Living with less plastic, where to start?
With plastic ubiquitous and seemingly unavoidable in everyday life, deciding where to start can be a challenge in itself!
1. Get to know your waste
Work out where your daily or weekly plastic waste comes from. Decide what to start with - a high volume recyclable or a lower volume unrecyclable?...the answer is whatever is the easiest swap for you!
2. Pick one alternative to supermarket single-use packaging
milk: Could you sign up to a milk round instead of buying milk in plastic bottles?
fruit & veg: Can you find fruit and veg which don't come in plastic packaging?
packaged meat or cheese: Take your own containers (or waxed paper / foil just NOT cling film!) to your local butchers or deli and ask for your purchase to be placed in that.
ready meals: look at Love Food Hate Waste how to cook more from scratch and freeze your leftovers.
3. Learn how to store food without plastic
4. Pick from a plastic free challenge list
5. Take the 31 Day Challenge
6. Play Plastic Free Bingo
source: Sustainably Speaking, Loughborough University Sustainability Blog
Support a plastic campaign to make a difference
Kids Against Plastic - aims to help young people (and not so young people) to learn about environmental issues such as plastic pollution and the Climate Crisis.
Surfers Against Sewage - demanding an end to plastic pollution on UK beaches by 2030 by mobilising and empowering a nationwide network of ocean activists to take action from the beach front to the front benches of Parliament. Also runs Plastic Free Communities, a community network tackling single-use plastic from beaches & green spaces all the way back to the brands and businesses who create it.
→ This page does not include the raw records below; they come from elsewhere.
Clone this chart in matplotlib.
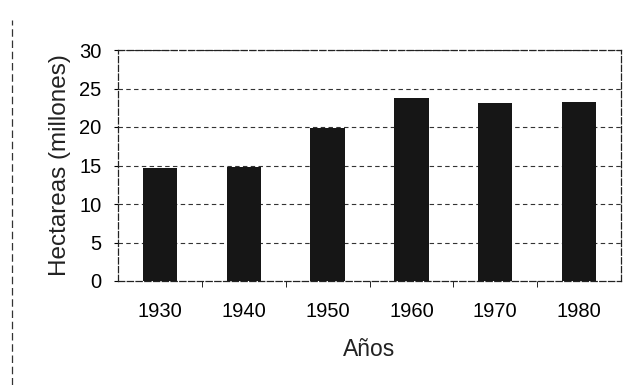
import numpy as np
import matplotlib.pyplot as plt
from matplotlib.lines import Line2D

plt.rcParams['font.family'] = ['Liberation Sans', 'DejaVu Sans']

years = ["1930", "1940", "1950", "1960", "1970", "1980"]
hectares = [14.7, 14.8, 19.9, 23.8, 23.1, 23.2]
y_ticks = [0, 5, 10, 15, 20, 25, 30]

fig = plt.figure(figsize=(6.36, 3.85), dpi=100)
ax = fig.add_axes([118 / 636, 1 - 281 / 385, (621 - 118) / 636, (281 - 50) / 385])

x = np.arange(len(years))
ax.bar(x, hectares, width=0.41, color="#161616", zorder=3)

ax.set_xlim(-0.5, len(years) - 0.5)
ax.set_ylim(0, 30)
ax.set_yticks(y_ticks)
ax.set_xticks(x)
ax.set_xticklabels(years)
ax.set_xticks(np.arange(0.5, len(years) - 1, 1), minor=True)

for v in y_ticks[1:]:
    ax.axhline(v, color="#333333", lw=0.8, ls=(0, (4, 3)), zorder=1)

for side in ["left", "right", "top", "bottom"]:
    ax.spines[side].set_linestyle((0, (5, 2)))
    ax.spines[side].set_linewidth(0.9)
    ax.spines[side].set_color("#222222")

ax.tick_params(axis="x", which="major", length=0, pad=15, labelsize=14.5)
ax.tick_params(axis="x", which="minor", length=4, direction="out")
ax.tick_params(axis="y", length=3, pad=9, labelsize=14.5)

ax.set_ylabel("Hectareas (millones)", fontsize=17.5, color="#222222")
ax.yaxis.set_label_coords(-0.093, 0.5)
ax.set_xlabel("Años", fontsize=16.5, color="#222222")
ax.xaxis.set_label_coords(0.5, -0.245)

# scanned page border on the left
fig.add_artist(Line2D([12 / 636, 12 / 636], [0, 1 - 20 / 385], transform=fig.transFigure,
                      color="#333333", lw=0.9, ls=(0, (6, 3))))

fig.savefig("out.png", dpi=100)
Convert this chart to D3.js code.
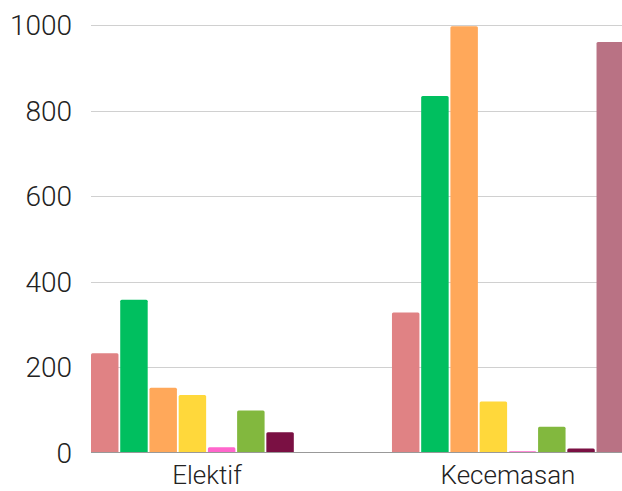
<!DOCTYPE html>
<html>
<head>
<meta charset="utf-8">
<script src="https://cdn.jsdelivr.net/npm/d3@7"></script>
<style>
  body { margin: 0; background: #fff; }
  text { font-family: Roboto, "Noto Sans", sans-serif; font-weight: 300; fill: #222; }
</style>
</head>
<body>
<div id="d3-container"></div>
<script>
/**
 * CONSTANTS AND DATA
 * */
const width = 622,
    height = 491,
    margin = { top: 25, bottom: 38, left: 91, right: -2 };

const groups = ["Elektif", "Kecemasan"];
const seriesNames = ["s1", "s2", "s3", "s4", "s5", "s6", "s7", "s8"];
const elektifValues = [231, 356, 150, 133, 11, 97, 46, 0];
const kecemasanValues = [326, 832, 995, 118, 2, 59, 8, 958];
const colors = ["#e08284", "#00bf5f", "#ffa85a", "#ffd83b", "#ff66cc", "#82b83e", "#7a1043", "#b97284"];
const yTicks = [0, 200, 400, 600, 800, 1000];

const valuesByGroup = [elektifValues, kecemasanValues];

const svg = d3.select("#d3-container")
    .append("svg")
    .attr("width", width)
    .attr("height", height);

const plotBottom = height - margin.bottom;

const y = d3.scaleLinear()
    .domain([0, 1000])
    .range([plotBottom, margin.top]);

// group band: bands of 232px, step 301px
const x0 = d3.scaleBand()
    .domain(groups)
    .range([margin.left, 624])
    .paddingInner(0.229)
    .paddingOuter(0);

const x1 = d3.scaleBand()
    .domain(seriesNames)
    .range([0, x0.bandwidth()])
    .paddingInner(0.06);

// gridlines
svg.append("g")
    .selectAll("line")
    .data(yTicks.filter(d => d > 0))
    .join("line")
    .attr("x1", margin.left)
    .attr("x2", width)
    .attr("y1", d => Math.round(y(d)) + 0.5)
    .attr("y2", d => Math.round(y(d)) + 0.5)
    .attr("stroke", "#d0d0d0")
    .attr("stroke-width", 1);

// y tick labels
svg.append("g")
    .selectAll("text")
    .data(yTicks)
    .join("text")
    .attr("x", 72)
    .attr("y", d => y(d))
    .attr("dy", "0.36em")
    .attr("text-anchor", "end")
    .attr("font-size", 28)
    .text(d => d);

// bars
const groupG = svg.append("g")
    .selectAll("g")
    .data(groups)
    .join("g")
    .attr("transform", d => `translate(${x0(d)},0)`);

groupG.selectAll("rect")
    .data((g, i) => valuesByGroup[i].map((v, j) => ({ key: seriesNames[j], value: v, color: colors[j] })))
    .join("rect")
    .attr("x", d => x1(d.key))
    .attr("width", x1.bandwidth())
    .attr("y", d => y(d.value) - (d.value > 0 ? 1 : 0))
    .attr("height", d => d.value > 0 ? plotBottom - y(d.value) + 1 : 0)
    .attr("rx", 1.5)
    .attr("fill", d => d.color);

// baseline
svg.append("line")
    .attr("x1", margin.left)
    .attr("x2", width)
    .attr("y1", Math.round(y(0)) - 0.5)
    .attr("y2", Math.round(y(0)) - 0.5)
    .attr("stroke", "#999")
    .attr("stroke-width", 1);

// x labels
svg.append("g")
    .selectAll("text")
    .data(groups)
    .join("text")
    .attr("x", d => x0(d) + x0.bandwidth() / 2)
    .attr("y", 484)
    .attr("text-anchor", "middle")
    .attr("font-size", 26)
    .text(d => d);
</script>
</body>
</html>
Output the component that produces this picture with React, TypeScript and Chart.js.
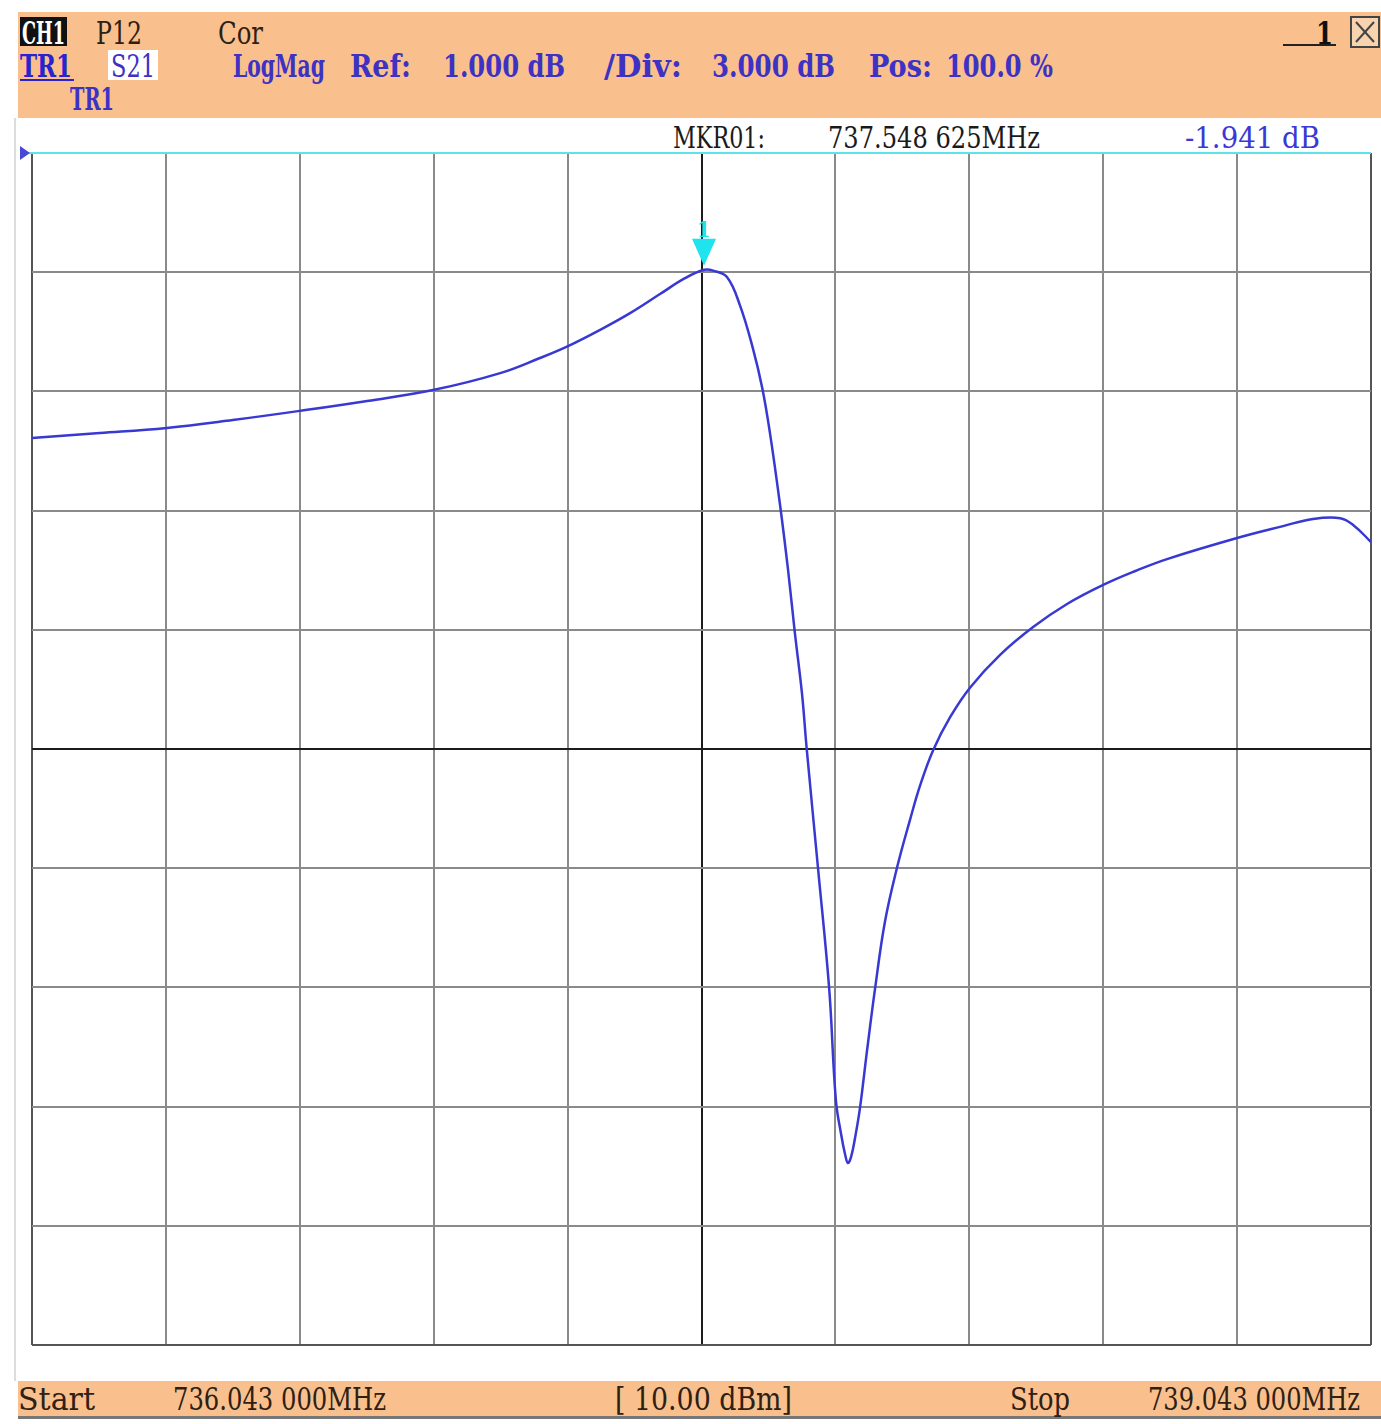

Plastic Soup Foundation - on a mission to stop the plastic soup tsunami as soon as possible with a focus on the link between plastics and human health through dedicated campaigns in microplastics and plastic pollution.
Everyday Plastic - helping individuals and organisations through active participation to understand the realities of everyday plastic use and how to make a difference. Partnered with Greenpeace to create 'The Big Plastic Count', the UK’s biggest nationwide investigation into household plastic waste.
City To Sea - an environmental organisation on a mission to stop plastic pollution, working with communities, businesses, and everyday activists around the world to provide practical solutions to the plastic problem
Greenpeace - Sign their petition to tell our government to fix our plastic crisis in a way that doesn’t harm people - or the planet.
WWF - see the result of more than 2.2 million people around the world signing the WWF plastics petition...and what'e next.
UK Plastics Pact - brings together businesses from across the entire plastics value chain with UK governments and NGOs to tackle the scourge of plastic waste.
How to make the most of Plastic Free July
our top 5 tips for making a plastic free change into a permanent habit
- pick whatever will work for you and your family / household
- get your family / household involved
- focus on one change at a time
- don't worry about falling off wagon, it happens - get back on...
- it takes about 12 weeks to form a habit, so keep going!
Remember when we didn't use reusable water bottles, coffee cups, shopping bags? It takes a bit more thought and effort in organisation and preparation but saves an awful lot of plastic waste in the long run.